Friday, 23 February 2018

Bodegas Paúl & Dastis

Not much is known for sure about the Paúl family. They may have been from Vizcaya or Navarra in northern Spain - or even Scotland - and they almost certainly established a bodega in 1795, or it could have been in the first third of the XIX century. In fact it may have been both. What is known is that they became very successful as almacenistas, supplying the likes of González Byass, and also as exporters.

Tracing the exact history of XIX century Sherry firms can be almost impossible as their names change frequently with the arrival or departure of a partner. It is a veritable labyrinth. It probably started with the Dastis family who were French merchants originating in Astis (Béarn), France. The first to arrive in Cádiz was Lorenzo Dastis y Perenge (b 1761) and he is documented as having bodegas in Jerez in 1794. His son Pedro Dastis Sologuren (b 1806) founded a successful bodega with his cousin Pedro Soles y Dastis (b 1801) called Dastis & Soles, no doubt using inherited stocks.

Inside one of the bodegas (foto: elpuertoysusbodegas)

One of Lorenzo’s grandsons, Germán Dastis y Ruiz de Loizaga (b 1833), his cousin Francisco Dastis y Sologuren and José Paúl y Parquín formed a Sherry company, Paúl & Dastis which had offices in London. The firm was almost certainly related to Dastis & Soles both in terms of family and business. Under the management of Manuel Francisco de Paúl y Picardo the business grew and the family became very wealthy. The trading name changed at least nine times: DF Paúl e Hijo, Viuda de DF Paúl, M Francisco Paúl, Carlos de Paúl, Dastis Hermanos, Dastis & Paúl,Luis Dastis, Isidoro Dastis, Francisco Dastis, Camacho Dastis….

(foto: gentedejerez)

Meanwhile a certain Agustín Blázquez y Blázquez (1826-1886) was doing very well exporting their wines from Cádiz. In 1857 Servanda de Paúl y Picardo (1837-1881), married Agustín, originally from Antequera (Málaga). The marriage certainly raised Agustín’s position on the social ladder, and he and his family lived in an enormous and luxurious house in Cádiz. He established his own bodega in Calle Paúl, almost certainly using family stocks, and expanded into the Calle Sevilla. The firm was taken over by Domecq in 1973 and the C/Sevilla bodegas were sold off to a construction firm. The only remnant still standing is a small bodega in the Callejon de los Bolos which has been preserved as a municipal cultural and exhibition space - but which is currently closed.

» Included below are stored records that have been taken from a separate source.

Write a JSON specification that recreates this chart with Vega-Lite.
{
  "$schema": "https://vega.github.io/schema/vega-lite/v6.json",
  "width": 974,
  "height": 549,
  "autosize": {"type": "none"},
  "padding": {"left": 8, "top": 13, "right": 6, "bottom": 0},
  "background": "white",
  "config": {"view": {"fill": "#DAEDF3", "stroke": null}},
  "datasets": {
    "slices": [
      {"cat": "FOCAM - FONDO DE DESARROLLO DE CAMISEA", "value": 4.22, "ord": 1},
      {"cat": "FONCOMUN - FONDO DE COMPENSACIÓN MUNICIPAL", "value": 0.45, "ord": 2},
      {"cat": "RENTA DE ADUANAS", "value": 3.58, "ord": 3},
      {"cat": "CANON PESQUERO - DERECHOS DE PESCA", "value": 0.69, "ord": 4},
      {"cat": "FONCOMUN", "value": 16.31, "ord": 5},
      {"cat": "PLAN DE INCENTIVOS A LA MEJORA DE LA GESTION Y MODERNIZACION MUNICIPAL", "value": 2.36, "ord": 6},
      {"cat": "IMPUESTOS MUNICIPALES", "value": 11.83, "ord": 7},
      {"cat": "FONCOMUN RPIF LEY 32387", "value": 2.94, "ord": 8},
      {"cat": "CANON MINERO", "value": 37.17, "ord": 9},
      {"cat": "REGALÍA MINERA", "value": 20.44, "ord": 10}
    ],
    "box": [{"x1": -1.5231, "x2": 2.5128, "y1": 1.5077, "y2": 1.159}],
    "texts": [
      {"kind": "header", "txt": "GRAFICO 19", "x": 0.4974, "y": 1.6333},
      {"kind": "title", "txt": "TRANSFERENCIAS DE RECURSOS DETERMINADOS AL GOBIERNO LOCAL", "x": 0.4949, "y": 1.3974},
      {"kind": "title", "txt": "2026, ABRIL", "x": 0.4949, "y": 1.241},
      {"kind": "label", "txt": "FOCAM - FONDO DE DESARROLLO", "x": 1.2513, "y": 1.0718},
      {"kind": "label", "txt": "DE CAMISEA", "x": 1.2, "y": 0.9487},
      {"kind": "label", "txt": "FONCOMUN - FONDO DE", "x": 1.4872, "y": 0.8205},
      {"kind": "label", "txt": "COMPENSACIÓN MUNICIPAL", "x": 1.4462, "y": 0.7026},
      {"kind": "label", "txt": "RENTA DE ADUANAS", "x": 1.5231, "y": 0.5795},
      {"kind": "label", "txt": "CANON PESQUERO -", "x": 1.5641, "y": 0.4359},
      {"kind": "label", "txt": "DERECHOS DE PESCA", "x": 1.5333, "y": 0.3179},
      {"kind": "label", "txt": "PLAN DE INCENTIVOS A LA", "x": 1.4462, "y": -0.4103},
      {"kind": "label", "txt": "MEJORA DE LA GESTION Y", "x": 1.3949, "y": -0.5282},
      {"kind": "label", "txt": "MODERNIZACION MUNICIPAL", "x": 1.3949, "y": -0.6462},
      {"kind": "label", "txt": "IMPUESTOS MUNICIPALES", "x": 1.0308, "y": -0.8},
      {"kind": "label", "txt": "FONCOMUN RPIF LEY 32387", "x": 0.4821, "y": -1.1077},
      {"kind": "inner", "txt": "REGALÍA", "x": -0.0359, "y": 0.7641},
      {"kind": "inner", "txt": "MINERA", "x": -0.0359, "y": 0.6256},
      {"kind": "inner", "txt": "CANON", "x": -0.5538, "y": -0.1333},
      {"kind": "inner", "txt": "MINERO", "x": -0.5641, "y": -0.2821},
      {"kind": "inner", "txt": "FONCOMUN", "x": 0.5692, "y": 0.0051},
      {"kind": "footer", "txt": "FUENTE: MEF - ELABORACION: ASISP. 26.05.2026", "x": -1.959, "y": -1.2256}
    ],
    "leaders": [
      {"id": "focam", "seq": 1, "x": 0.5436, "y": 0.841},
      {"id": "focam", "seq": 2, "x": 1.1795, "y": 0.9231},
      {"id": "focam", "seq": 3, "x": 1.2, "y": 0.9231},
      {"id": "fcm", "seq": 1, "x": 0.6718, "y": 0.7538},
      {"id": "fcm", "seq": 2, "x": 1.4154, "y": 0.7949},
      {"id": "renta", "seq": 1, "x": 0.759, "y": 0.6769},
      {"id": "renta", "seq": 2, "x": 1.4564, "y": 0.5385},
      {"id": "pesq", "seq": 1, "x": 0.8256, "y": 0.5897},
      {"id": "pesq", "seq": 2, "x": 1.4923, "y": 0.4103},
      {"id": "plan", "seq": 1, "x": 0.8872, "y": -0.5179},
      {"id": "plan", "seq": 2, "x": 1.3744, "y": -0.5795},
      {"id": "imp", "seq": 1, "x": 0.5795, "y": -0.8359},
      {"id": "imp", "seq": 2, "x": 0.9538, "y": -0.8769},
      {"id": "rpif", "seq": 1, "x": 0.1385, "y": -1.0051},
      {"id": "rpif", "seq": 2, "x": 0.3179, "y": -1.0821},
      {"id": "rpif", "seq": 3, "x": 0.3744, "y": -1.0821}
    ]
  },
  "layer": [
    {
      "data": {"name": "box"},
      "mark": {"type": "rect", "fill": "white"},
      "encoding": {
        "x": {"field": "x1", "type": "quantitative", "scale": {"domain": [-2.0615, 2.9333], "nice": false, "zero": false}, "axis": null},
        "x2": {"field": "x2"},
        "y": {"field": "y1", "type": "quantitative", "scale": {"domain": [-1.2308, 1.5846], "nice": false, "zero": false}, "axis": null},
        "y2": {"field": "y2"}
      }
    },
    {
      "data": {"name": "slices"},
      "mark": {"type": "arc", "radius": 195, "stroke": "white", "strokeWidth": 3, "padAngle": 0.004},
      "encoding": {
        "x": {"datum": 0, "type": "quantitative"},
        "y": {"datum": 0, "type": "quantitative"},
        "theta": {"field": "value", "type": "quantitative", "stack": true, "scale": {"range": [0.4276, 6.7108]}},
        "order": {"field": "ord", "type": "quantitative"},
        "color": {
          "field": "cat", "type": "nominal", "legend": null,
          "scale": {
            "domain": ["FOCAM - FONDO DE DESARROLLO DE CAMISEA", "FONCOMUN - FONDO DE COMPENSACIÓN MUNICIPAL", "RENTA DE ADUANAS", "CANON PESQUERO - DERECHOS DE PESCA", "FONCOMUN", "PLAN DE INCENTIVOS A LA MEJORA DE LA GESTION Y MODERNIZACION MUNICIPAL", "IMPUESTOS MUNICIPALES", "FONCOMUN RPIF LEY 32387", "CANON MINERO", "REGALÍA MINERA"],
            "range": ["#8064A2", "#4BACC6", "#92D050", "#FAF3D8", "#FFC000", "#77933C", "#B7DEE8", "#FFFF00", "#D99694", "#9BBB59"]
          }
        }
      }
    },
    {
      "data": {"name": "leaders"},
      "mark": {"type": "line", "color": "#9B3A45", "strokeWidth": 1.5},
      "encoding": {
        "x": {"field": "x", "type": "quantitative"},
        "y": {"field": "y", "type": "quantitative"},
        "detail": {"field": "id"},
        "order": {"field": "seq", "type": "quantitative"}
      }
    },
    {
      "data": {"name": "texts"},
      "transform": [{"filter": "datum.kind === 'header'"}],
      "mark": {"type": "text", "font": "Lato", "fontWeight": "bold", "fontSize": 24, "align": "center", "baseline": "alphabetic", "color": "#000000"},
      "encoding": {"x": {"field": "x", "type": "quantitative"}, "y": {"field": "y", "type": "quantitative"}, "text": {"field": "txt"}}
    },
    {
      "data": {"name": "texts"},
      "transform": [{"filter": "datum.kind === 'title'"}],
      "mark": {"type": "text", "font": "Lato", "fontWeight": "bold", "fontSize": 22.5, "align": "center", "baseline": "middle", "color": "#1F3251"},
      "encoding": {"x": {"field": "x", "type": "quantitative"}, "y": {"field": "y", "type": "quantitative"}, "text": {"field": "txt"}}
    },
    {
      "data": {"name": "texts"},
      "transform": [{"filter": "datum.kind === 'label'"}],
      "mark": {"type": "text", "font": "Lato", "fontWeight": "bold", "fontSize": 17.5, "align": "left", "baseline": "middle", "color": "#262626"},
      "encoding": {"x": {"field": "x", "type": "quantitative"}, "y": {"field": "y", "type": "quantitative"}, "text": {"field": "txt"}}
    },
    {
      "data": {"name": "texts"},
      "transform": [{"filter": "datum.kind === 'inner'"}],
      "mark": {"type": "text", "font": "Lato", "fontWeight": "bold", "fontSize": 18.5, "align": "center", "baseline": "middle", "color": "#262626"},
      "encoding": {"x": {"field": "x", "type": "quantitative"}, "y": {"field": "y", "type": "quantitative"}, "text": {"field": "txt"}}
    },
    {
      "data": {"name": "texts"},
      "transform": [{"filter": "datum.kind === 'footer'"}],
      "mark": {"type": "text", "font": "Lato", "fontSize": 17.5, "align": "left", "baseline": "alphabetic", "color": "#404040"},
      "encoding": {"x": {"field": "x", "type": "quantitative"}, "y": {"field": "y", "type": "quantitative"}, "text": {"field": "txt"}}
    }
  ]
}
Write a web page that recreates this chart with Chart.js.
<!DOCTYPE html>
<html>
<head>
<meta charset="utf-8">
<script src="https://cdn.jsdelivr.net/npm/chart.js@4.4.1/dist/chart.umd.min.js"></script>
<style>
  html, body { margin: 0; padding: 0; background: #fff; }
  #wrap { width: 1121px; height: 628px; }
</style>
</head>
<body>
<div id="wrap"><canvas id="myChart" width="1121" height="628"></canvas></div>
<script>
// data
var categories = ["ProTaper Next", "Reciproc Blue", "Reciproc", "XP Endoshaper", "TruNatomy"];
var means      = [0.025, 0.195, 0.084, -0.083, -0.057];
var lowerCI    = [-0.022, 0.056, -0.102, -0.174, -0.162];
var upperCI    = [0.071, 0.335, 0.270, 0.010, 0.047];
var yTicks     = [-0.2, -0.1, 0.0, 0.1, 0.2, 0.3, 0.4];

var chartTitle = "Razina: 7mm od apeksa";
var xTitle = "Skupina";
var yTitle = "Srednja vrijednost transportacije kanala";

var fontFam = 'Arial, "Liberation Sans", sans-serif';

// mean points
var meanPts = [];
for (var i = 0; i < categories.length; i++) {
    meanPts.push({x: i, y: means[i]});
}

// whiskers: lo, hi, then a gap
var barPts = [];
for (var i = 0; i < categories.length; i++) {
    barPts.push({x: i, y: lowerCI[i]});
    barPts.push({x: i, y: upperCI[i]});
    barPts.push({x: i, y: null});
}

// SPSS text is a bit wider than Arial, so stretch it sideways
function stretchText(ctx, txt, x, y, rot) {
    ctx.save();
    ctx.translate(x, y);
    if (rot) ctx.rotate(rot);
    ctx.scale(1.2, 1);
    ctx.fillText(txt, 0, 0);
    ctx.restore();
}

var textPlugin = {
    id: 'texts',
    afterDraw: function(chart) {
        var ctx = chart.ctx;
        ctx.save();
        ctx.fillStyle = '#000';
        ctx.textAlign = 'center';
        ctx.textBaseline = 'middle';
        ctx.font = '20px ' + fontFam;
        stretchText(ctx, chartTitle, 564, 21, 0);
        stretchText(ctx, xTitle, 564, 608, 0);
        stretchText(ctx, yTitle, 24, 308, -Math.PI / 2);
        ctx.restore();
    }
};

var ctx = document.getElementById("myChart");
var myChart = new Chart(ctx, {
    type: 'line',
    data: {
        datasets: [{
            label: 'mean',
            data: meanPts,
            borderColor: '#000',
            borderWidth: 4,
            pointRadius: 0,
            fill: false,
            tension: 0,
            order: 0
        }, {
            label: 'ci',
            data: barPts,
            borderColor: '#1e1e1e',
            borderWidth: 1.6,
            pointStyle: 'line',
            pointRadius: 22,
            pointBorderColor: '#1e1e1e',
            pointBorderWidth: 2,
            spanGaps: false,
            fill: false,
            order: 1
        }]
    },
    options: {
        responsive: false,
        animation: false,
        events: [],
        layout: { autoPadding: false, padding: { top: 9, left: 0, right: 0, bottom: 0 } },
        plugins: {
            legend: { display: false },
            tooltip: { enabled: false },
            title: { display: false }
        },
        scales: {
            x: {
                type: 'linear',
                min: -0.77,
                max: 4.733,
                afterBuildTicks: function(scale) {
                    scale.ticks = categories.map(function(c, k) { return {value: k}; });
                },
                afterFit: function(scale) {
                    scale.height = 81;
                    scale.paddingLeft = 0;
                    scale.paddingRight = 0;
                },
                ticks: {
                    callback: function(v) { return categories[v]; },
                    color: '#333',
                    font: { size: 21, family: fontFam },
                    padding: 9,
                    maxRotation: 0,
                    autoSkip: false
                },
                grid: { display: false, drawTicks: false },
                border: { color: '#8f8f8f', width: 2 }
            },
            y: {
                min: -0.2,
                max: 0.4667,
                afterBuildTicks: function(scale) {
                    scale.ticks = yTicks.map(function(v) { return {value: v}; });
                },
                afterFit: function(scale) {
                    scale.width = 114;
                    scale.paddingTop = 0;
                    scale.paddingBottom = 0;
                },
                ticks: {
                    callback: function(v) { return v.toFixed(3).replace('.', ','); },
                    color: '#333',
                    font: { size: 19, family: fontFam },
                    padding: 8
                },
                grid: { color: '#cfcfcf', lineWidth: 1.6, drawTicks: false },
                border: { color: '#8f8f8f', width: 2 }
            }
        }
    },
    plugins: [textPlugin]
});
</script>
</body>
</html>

Bodega Callejon de los Bolos

Calle Paúl in Jerez was built on land gifted by José de Paúl in 1840 to the Ayuntamiento, who named the street after him. His own bodegas once formed a whole block between Calles Paúl, Sevilla and Santo Domingo, later belonging to Agustín Blázquez, and all now blocks of flats. The railway once ran down the street, on the other side of which were the bodegas of Williams & Humbert, the surviving buildings of which are now the Hotel Los Jandalos, behind what is now the Consejo Regulador building.

In 1971 the Paúl family sold their remaining XVIII century soleras, which had been stored for a long time at the Alcázar, to Don Faustino González Aparicio. He used them to found bodegas Faustino González, who released their first VORS Oloroso in 2017 from one of these soleras. A descendant of the Dastis family, Alfonso Dastis, is currently the Spanish foreign minister.